Dr Sara Muršić completed her doctoral thesis titled ‘Exploring the implementation of augmented reality in primary schools: Research on engagement and experience of pupils associated with ADHD and their neurotypical peers in using augmented reality learning tools’.
The aim of the research was to explore engagement and experience of learning with augmented reality (AR) learning game scenarios for pupils in Years 4-6 in four local primary schools.
The research carefully analysed the interaction between pupils associated with the label of Attention Deficit/Hyperactivity Disorder (ADHD) and their peers on individual and collaborative tasks. The AR-enabled learning materials were designed to explore various levels of kinaesthetic elements and digital content and find optimal balance between the two.
Dr Muršić, originally from Croatia, moved to Liverpool in 2017 to complete her PhD at Edge Hill University. Prior to this, she was studying in Latvia where she gained a master’s degree in educational treatment of diversity.
Abbot’s Lea School appointed Dr Muršić in 2020 to lead its autism research and development function of the school.
Sara’s role is imperative at Abbot’s Lea School as she works with the staff, students and their families to implement innovative support methods in order to improve the lives of children and young people with autism and other complex learning differences.

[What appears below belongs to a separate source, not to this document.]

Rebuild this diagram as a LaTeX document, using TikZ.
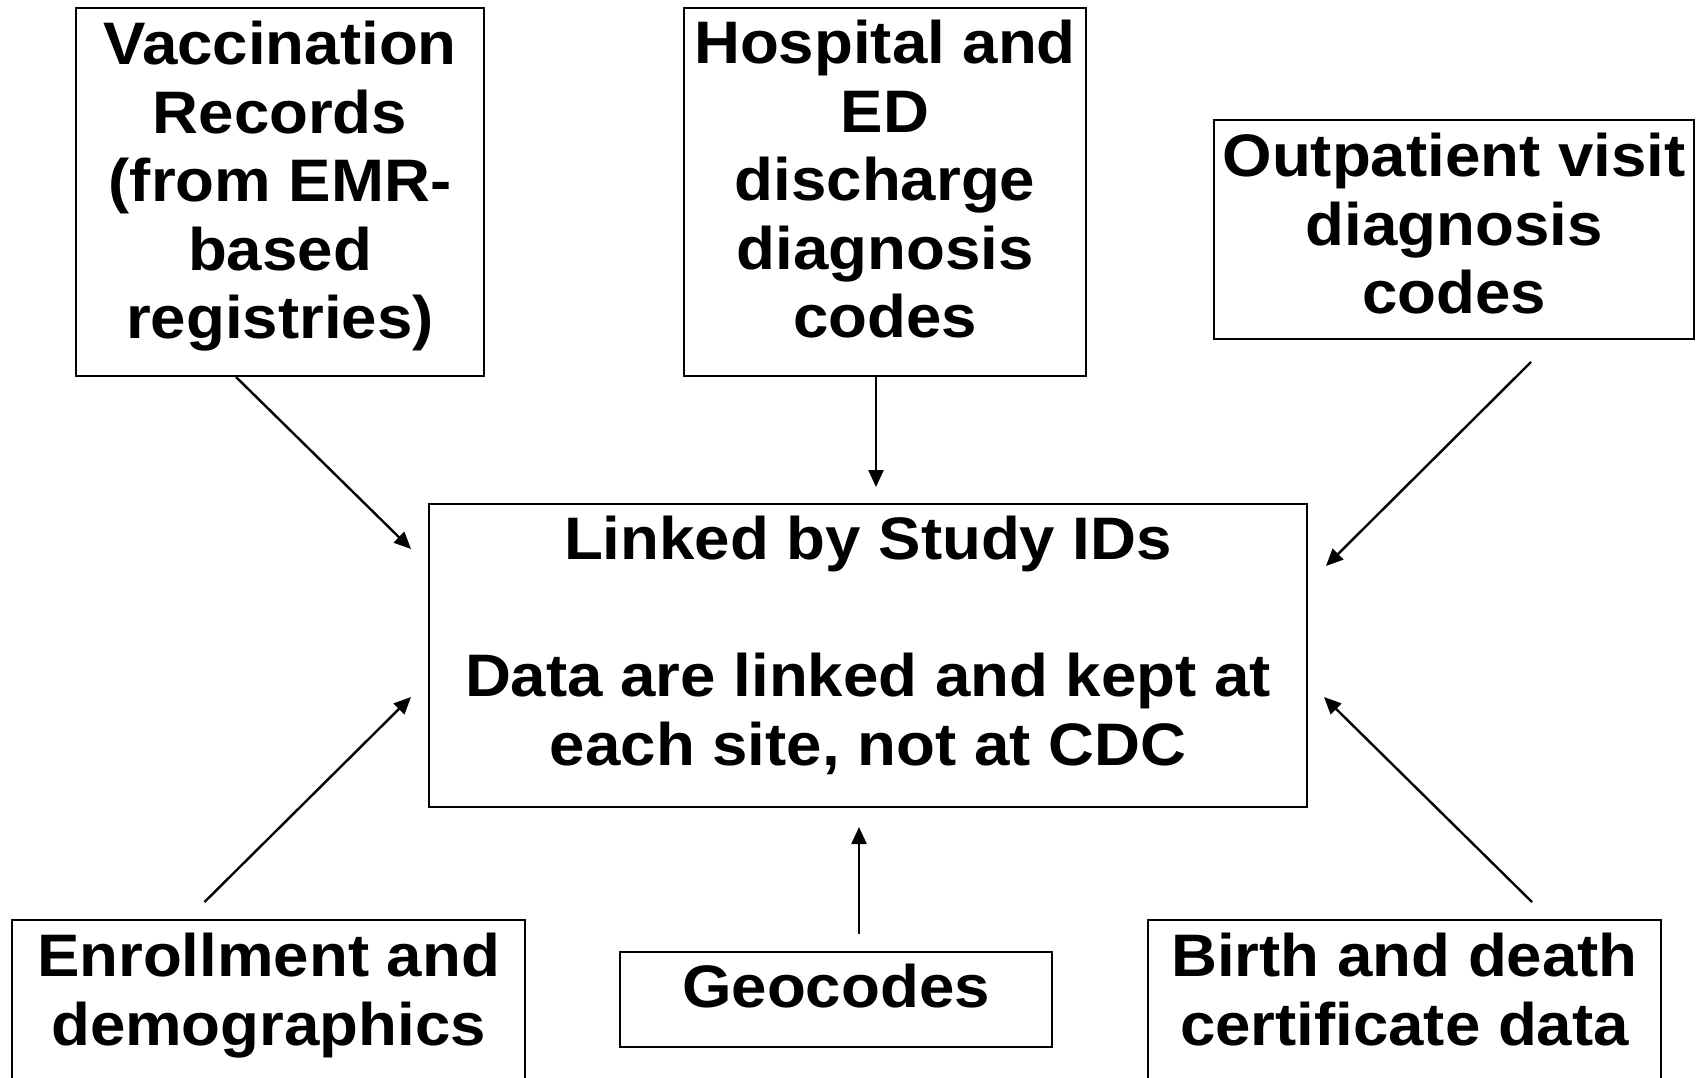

Sara is building relationships with other research practitioners around the world, putting their findings into practice and improving the education of students at the school.
She is also responsible for quality assuring all strategic school development plans with empirical evidence, so that the programmes of education, specialist support, development of life skills and the use of the learning environment is optimised.
Speaking about her PhD, Dr Muršić said: “It takes courage and dedication to do a PhD in a foreign language, but it was a great preparation for my current strategic job of overcoming boundaries and changing perceptions about neurodiversity in the local and international community. My academic background now helps me bridge the gap between research and practice, which is something every school needs.”
Headteacher, Mrs Ania Hildrey, said: “A huge congratulations to Dr Sara Muršić! We are all very proud of her and this success is testament to Sara’s professional expertise, her academic credentials and acumen and, very crucially, her absolute hard work and dedication.
“Evidence-based practice is an incredibly important aspect in education and Sara’s exceptional achievement will further enhance our school’s offering to current and prospective students, whilst also cementing our position locally, nationally and internationally as a forwarding-thinking specialist school.
“Overall, whilst the role of research and development in schools is rare, in our setting it is invaluable as it challenges us in our beliefs (at times limiting!) and it supports our journey of becoming an international centre of excellence for autism education, research and professional development.”